Similarity search in high‑dimensional vector spaces relies mainly on data‑space partitioning, yet its performance degrades with dimensionality, and quantitative analysis of this dimensional curse is scarce. The study analyzes partitioning and clustering techniques for HDVS similarity search and proposes an approximation‑based organization to accelerate the inevitable sequential scan. We introduce the VA‑file vector approximation scheme, evaluate it against R*-tree and X-tree indices, and describe the experimental setup for these comparisons. Our results show that partitioning methods exhibit linear complexity at high dimensionality and are outperformed by a simple scan beyond about ten dimensions, while the VA‑file scheme outperforms the tree‑based indices in practice.

Abstract

For similarity search in high-dimensional vector spaces (or ‘HDVSs’), researchers have proposed a number of new methods (or adaptations of existing methods) based, in the main, on data-space partitioning.

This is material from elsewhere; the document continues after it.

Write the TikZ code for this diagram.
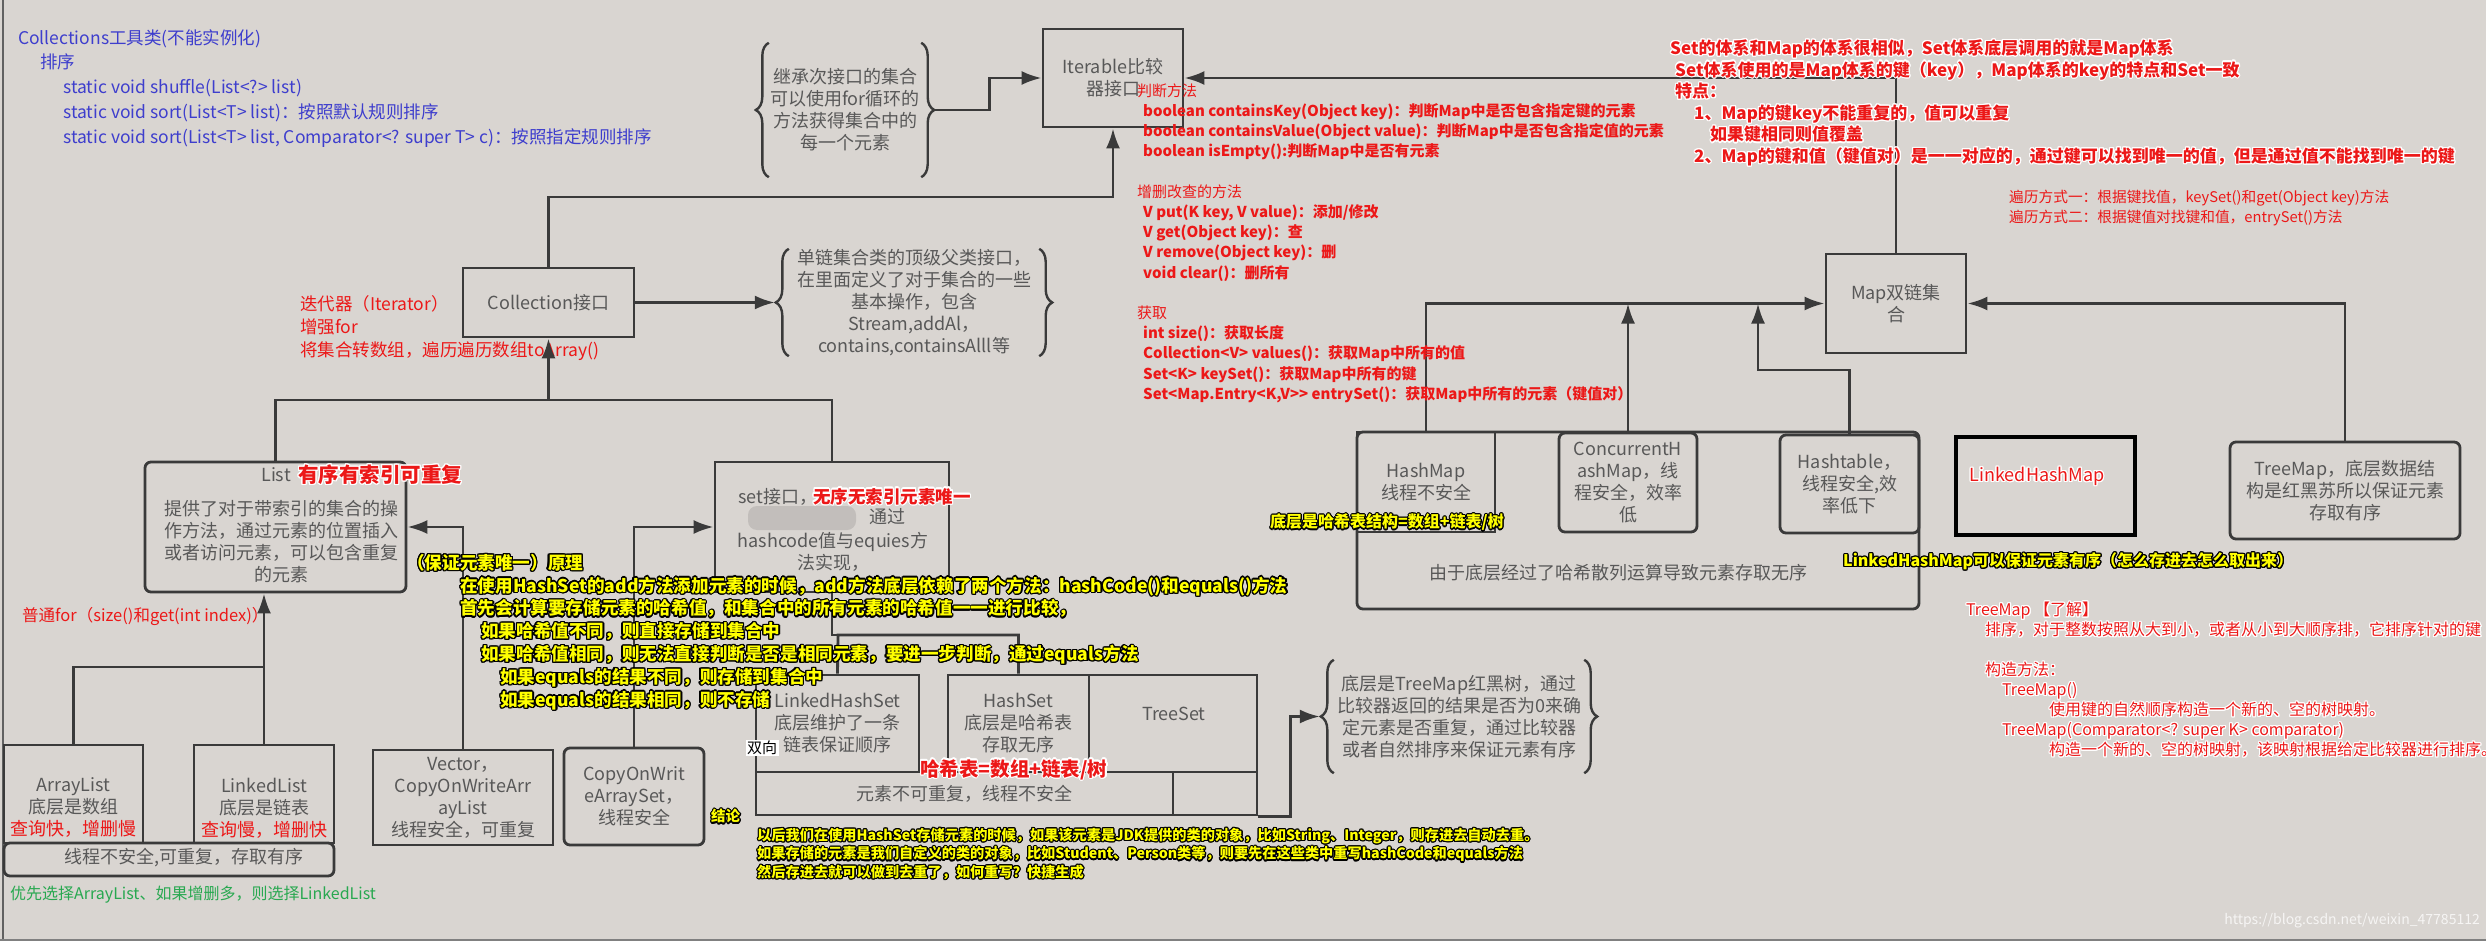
\documentclass[tikz,border=0pt]{standalone}
\usepackage{fontspec}
\setmainfont{Noto Sans CJK SC}
\usepackage{contour}
\contourlength{1.2pt}
\usetikzlibrary{arrows.meta,decorations.pathreplacing}
\definecolor{bg}{RGB}{217,213,209}
\definecolor{ln}{RGB}{58,58,58}
\definecolor{tx}{RGB}{88,88,88}
\definecolor{rd}{RGB}{236,24,24}
\definecolor{bl}{RGB}{62,62,205}
\definecolor{gn}{RGB}{40,168,80}
\definecolor{yl}{RGB}{255,255,0}
\newcommand\fs[2]{\fontsize{#1}{#2}\selectfont}
\newcommand\wred[1]{{\color{rd}\contour{white}{#1}}}
\newcommand\yblk[1]{{\color{yl}\contour{black}{#1}}}

\begin{document}
\begin{tikzpicture}[x=1pt,y=-1pt,
    box/.style={draw=ln,line width=2.8pt,inner sep=0pt},
    rbox/.style={box,rounded corners=6pt},
    gtext/.style={text=tx,font=\fs{18}{22},align=center,inner sep=0pt},
    link/.style={draw=ln,line width=2.8pt},
    arr/.style={link,-{Latex[length=20pt,width=14pt]}},
    brc/.style={draw=ln,line width=2.4pt,decorate,decoration={brace,amplitude=13pt}},
    note/.style={anchor=north west,align=left,inner sep=0pt}]
  \useasboundingbox (0,0) rectangle (2486,941);
  \fill[bg] (0,0) rectangle (2486,941);
  \draw[ln!80,line width=2pt] (3,0) -- (3,941);
  \draw[gray,line width=2pt] (0,940) -- (2486,940);

  % Collections
  \node[note,text=bl,font=\fs{17.5}{24.75}] (colls) at (18,29) {Collections工具类(不能实例化)\\
    \hspace*{22pt}排序\\
    \hspace*{45pt}static void shuffle(List<?> list)\\
    \hspace*{45pt}static void sort(List<T> list)：按照默认规则排序\\
    \hspace*{45pt}static void sort(List<T> list, Comparator<? super T> c)：按照指定规则排序};

  % top of the tree
  \node[box,gtext,minimum width=140pt,minimum height=98pt] (iter) at (1113,78) {Iterable比较\\器接口};
  \node[gtext,minimum width=152pt,minimum height=134pt] (itdesc) at (845,110) {继承次接口的集合\\可以使用for循环的\\方法获得集合中的\\每一个元素};
  \node[box,gtext,minimum width=171pt,minimum height=69pt] (coll) at (548.5,302.5) {Collection接口};
  \node[gtext,minimum width=250pt,minimum height=107pt] (colldesc) at (914,302.5) {单链集合类的顶级父类接口，\\在里面定义了对于集合的一些\\基本操作，包含\\Stream,addAl，\\contains,containsAlll等};
  \node[note,text=rd,font=\fs{17.5}{23}] (iternote) at (300,295) {迭代器（Iterator）\\增强for\\将集合转数组，遍历遍历数组toArray()};

  % List
  \node[rbox,minimum width=261pt,minimum height=130pt] (list) at (275.5,527) {};
  \node[gtext] (listt) at (276,475) {List};
  \node[anchor=west,inner sep=0pt,font=\fs{20.5}{24}\bfseries] (listr) at (298,475) {\wred{有序有索引可重复}};
  \node[gtext] (listd) at (281,541.5) {提供了对于带索引的集合的操\\作方法，通过元素的位置插入\\或者访问元素，可以包含重复\\的元素};
  \node[anchor=west,inner sep=0pt,text=rd,font=\fs{16.5}{20}] (fornote) at (22,616) {普通for（size()和get(int index)）};

  \node[box,minimum width=139pt,minimum height=98pt] (arrl) at (73.5,794) {};
  \node[gtext] (arrlt) at (73.5,807) {ArrayList\\底层是数组\\\textcolor{rd}{查询快，增删慢}};
  \node[box,minimum width=140pt,minimum height=98pt] (lnkl) at (264,794) {};
  \node[gtext] (lnklt) at (264,808) {LinkedList\\底层是链表\\\textcolor{rd}{查询慢，增删快}};
  \node[rbox,minimum width=330pt,minimum height=33pt] (lbot) at (169,859.5) {};
  \node[gtext] (lbott) at (184,858) {线程不安全,可重复，存取有序};
  \node[anchor=west,inner sep=0pt,text=gn,font=\fs{16}{20}] (pick) at (10,895) {优先选择ArrayList、如果增删多，则选择LinkedList};

  \node[box,gtext,minimum width=180pt,minimum height=95pt] (vect) at (463,797.5) {Vector，\\CopyOnWriteArr\\ayList\\线程安全，可重复};
  \node[rbox,gtext,minimum width=140pt,minimum height=97pt] (cows) at (634,796.5) {CopyOnWrit\\eArraySet，\\线程安全};

  % set
  \node[box,minimum width=234pt,minimum height=130pt] (setb) at (832,527) {};
  \fill[tx!18!bg,rounded corners=9pt] (748,506) rectangle (856,530);
  \node[gtext,anchor=west] (sett) at (738,497) {set接口，};
  \node[anchor=west,inner sep=0pt,font=\fs{17.5}{20}\bfseries] (setr) at (813,497) {\wred{无序无索引元素唯一}};
  \node[gtext,anchor=west] (setv) at (869,517) {通过};
  \node[gtext] (setd) at (833,552) {hashcode值与equies方\\法实现，};

  \node[box,gtext,minimum width=163pt,minimum height=97pt] (lhs) at (837.5,723.5) {LinkedHashSet\\底层维护了一条\\链表保证顺序};
  \node[box,gtext,minimum width=141pt,minimum height=97pt] (hs) at (1018.5,723.5) {HashSet\\底层是哈希表\\存取无序};
  \node[box,minimum width=168pt,minimum height=97pt] (ts) at (1173,723.5) {};
  \node[gtext] (tst) at (1174,714) {TreeSet};
  \node[box,gtext,minimum width=417pt,minimum height=43pt] (sbot) at (964.5,793.5) {元素不可重复，线程不安全};
  \node[box,minimum width=84pt,minimum height=43pt] (sbot2) at (1215,793.5) {};
  \node[fill=white,inner sep=1.5pt,font=\fs{15}{17}] (bidir) at (762,748) {双向};
  \node[anchor=west,inner sep=0pt,font=\fs{19.5}{22}\bfseries] (hashr) at (920,770) {\wred{哈希表=数组+链表/树}};
  \node[gtext,minimum width=250pt,minimum height=113pt] (tsdesc) at (1459,716.5) {底层是TreeMap红黑树，通过\\比较器返回的结果是否为0来确\\定元素是否重复，通过比较器\\或者自然排序来保证元素有序};

  \foreach \n in {itdesc,colldesc,tsdesc} {
    \draw[brc] (\n.south west) -- (\n.north west);
    \draw[brc] (\n.north east) -- (\n.south east);
  }
  \coordinate (itdesc-tip) at ([xshift=14pt]itdesc.east);
  \coordinate (colldesc-tip) at ([xshift=-14pt]colldesc.west);
  \coordinate (tsdesc-tip) at ([xshift=-14pt]tsdesc.west);

  % Map
  \node[box,gtext,minimum width=140pt,minimum height=99pt] (map) at (1896,303.5) {Map双链集\\合};
  \node[rbox,minimum width=562pt,minimum height=177pt] (hmo) at (1638,520.5) {};
  \node[box,gtext,minimum width=138pt,minimum height=100pt] (hm) at (1426,482) {HashMap\\线程不安全};
  \node[gtext] (hmt) at (1618,573) {由于底层经过了哈希散列运算导致元素存取无序};
  \node[rbox,gtext,minimum width=138pt,minimum height=99pt] (chm) at (1628,482.5) {ConcurrentH\\ashMap，线\\程安全，效率\\低};
  \node[rbox,gtext,minimum width=139pt,minimum height=98pt] (htb) at (1849.5,484) {Hashtable，\\线程安全,效\\率低下};
  \node[box,draw=black,line width=3.6pt,minimum width=179pt,minimum height=98pt] (lhm) at (2045.5,486) {};
  \node[inner sep=0pt,font=\fs{18}{20}] (lhmt) at (2037,477) {\wred{LinkedHashMap}};
  \node[rbox,gtext,minimum width=230pt,minimum height=97pt] (tm) at (2345,490.5) {TreeMap，底层数据结\\构是红黑苏所以保证元素\\存取有序};

  % connectors
  \draw[arr] (itdesc-tip) -- ++(54,0) |- (iter.west);
  \coordinate (ij) at (548.5,197);
  \draw[arr] (coll.north) -- (ij) -| (iter.south);
  \draw[arr] (map.north) |- (iter.east);
  \draw[arr] (coll.east) -- (colldesc-tip);
  \coordinate (cj) at (548.5,400);
  \draw[link] (list.north) |- (cj) -| (setb.north);
  \draw[arr] (cj) -- (coll.south);
  \draw[arr] (vect.north) |- (list.east);
  \draw[arr] (cows.north) |- (setb.west);
  \coordinate (lj) at (264,667);
  \draw[link] (arrl.north) |- (lj);
  \draw[arr] (lnkl.north) -- (lnkl.north |- list.south);
  \coordinate (sj) at (838,635);
  \draw[link] (setb.south) |- (sj);
  \draw[link] (lhs.north) -- (sj) -| (hs.north);
  \draw[arr] (sbot2.south east) -- ++(32,0) |- (tsdesc-tip);
  \draw[arr] (hm.north) |- (map.west);
  \draw[arr] (chm.north) -- (chm.north |- map.west);
  \coordinate (hk) at (1758,370);
  \draw[arr] (htb.north) |- (hk) -- (hk |- map.west);
  \draw[arr] (tm.north) |- (map.east);

  % notes
  \node[note,text=rd,font=\fs{15}{20.2}] (mapops) at (1137,83.5) {判断方法\\
    \hspace*{6pt}{\bfseries boolean containsKey(Object key)：判断Map中是否包含指定键的元素}\\
    \hspace*{6pt}{\bfseries boolean containsValue(Object value)：判断Map中是否包含指定值的元素}\\
    \hspace*{6pt}{\bfseries boolean isEmpty():判断Map中是否有元素}\\[20.2pt]
    增删改查的方法\\
    \hspace*{6pt}{\bfseries V put(K key, V value)：添加/修改}\\
    \hspace*{6pt}{\bfseries V get(Object key)：查}\\
    \hspace*{6pt}{\bfseries V remove(Object key)：删}\\
    \hspace*{6pt}{\bfseries void clear()：删所有}\\[20.2pt]
    获取\\
    \hspace*{6pt}{\bfseries int size()：获取长度}\\
    \hspace*{6pt}{\bfseries Collection<V> values()：获取Map中所有的值}\\
    \hspace*{6pt}{\bfseries Set<K> keySet()：获取Map中所有的键}\\
    \hspace*{6pt}{\bfseries Set<Map.Entry<K,V>{}> entrySet()：获取Map中所有的元素（键值对）}};
  \node[note,font=\fs{17}{21.6}\bfseries] (mapnote) at (1670,39.5) {\wred{Set的体系和Map的体系很相似，Set体系底层调用的就是Map体系}\\
    \hspace*{5pt}\wred{Set体系使用的是Map体系的键（key），Map体系的key的特点和Set一致}\\
    \hspace*{5pt}\wred{特点：}\\
    \hspace*{24pt}\wred{1、Map的键key不能重复的，值可以重复}\\
    \hspace*{40pt}\wred{如果键相同则值覆盖}\\
    \hspace*{24pt}\wred{2、Map的键和值（键值对）是一一对应的，通过键可以找到唯一的值，但是通过值不能找到唯一的键}};
  \node[note,text=rd,font=\fs{14.7}{20}] (trav) at (2009,189.5) {遍历方式一：根据键找值，keySet()和get(Object key)方法\\遍历方式二：根据键值对找键和值，entrySet()方法};
  \node[note,font=\fs{16}{20}] (tmnote) at (1966,602) {\wred{TreeMap 【了解】}\\
    \hspace*{19pt}\wred{排序，对于整数按照从大到小，或者从小到大顺序排，它排序针对的键}\\[20pt]
    \hspace*{19pt}\wred{构造方法：}\\
    \hspace*{36pt}\wred{TreeMap()}\\
    \hspace*{83pt}\wred{使用键的自然顺序构造一个新的、空的树映射。}\\
    \hspace*{36pt}\wred{TreeMap(Comparator<? super K> comparator)}\\
    \hspace*{83pt}\wred{构造一个新的、空的树映射，该映射根据给定比较器进行排序。}};
  \node[anchor=west,inner sep=0pt,font=\fs{16}{20}\bfseries] (hmy) at (1270,523) {\yblk{底层是哈希表结构=数组+链表/树}};
  \node[anchor=west,inner sep=0pt,font=\fs{16}{20}\bfseries] (lhmy) at (1843,562) {\yblk{LinkedHashMap可以保证元素有序（怎么存进去怎么取出来）}};
  \node[note,font=\fs{17.6}{22.8}\bfseries] (hashwhy) at (407,554) {\yblk{（保证元素唯一）原理}\\
    \hspace*{53pt}\yblk{在使用HashSet的add方法添加元素的时候，add方法底层依赖了两个方法：hashCode()和equals()方法}\\
    \hspace*{53pt}\yblk{首先会计算要存储元素的哈希值，和集合中的所有元素的哈希值一一进行比较，}\\
    \hspace*{74pt}\yblk{如果哈希值不同，则直接存储到集合中}\\
    \hspace*{74pt}\yblk{如果哈希值相同，则无法直接判断是否是相同元素，要进一步判断，通过equals方法}\\
    \hspace*{93pt}\yblk{如果equals的结果不同，则存储到集合中}\\
    \hspace*{93pt}\yblk{如果equals的结果相同，则不存储}};
  \node[anchor=west,inner sep=0pt,font=\fs{14.5}{18}\bfseries] (concl) at (711,817) {\yblk{结论}};
  \node[note,font=\fs{14.2}{18.5}\bfseries] (hsnote) at (757,828) {\yblk{以后我们在使用HashSet存储元素的时候，如果该元素是JDK提供的类的对象，比如String、Integer，则存进去自动去重。}\\
    \yblk{如果存储的元素是我们自定义的类的对象，比如Student、Person类等，则要先在这些类中重写hashCode和equals方法}\\
    \yblk{然后存进去就可以做到去重了，如何重写？快捷生成}};
  \node[anchor=east,inner sep=0pt,text=white!75!bg,font=\fs{14}{16}] (wm) at (2480,921) {https://blog.csdn.net/weixin\_47785112};
\end{tikzpicture}
\end{document}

However, the performance of these methods generally degrades as dimensionality increases. Although this phenomenon-known as the ‘dimensional curse’-is well known, little or no quantitative a.nalysis of the phenomenon is available. In this paper, we provide a detailed analysis of partitioning and clustering techniques for similarity search in HDVSs. We show formally that these methods exhibit linear complexity at high dimensionality, and that existing methods are outperformed on average by a simple sequential scan if the number of dimensions exceeds around 10. Consequently, we come up with an alternative organization based on approximations to make the unavoidable sequential scan as fast as possible. We describe a simple vector approximation scheme, called VA-file, and report on an experimental evaluation of this and of two tree-based index methods (an R*-tree and an X-tree).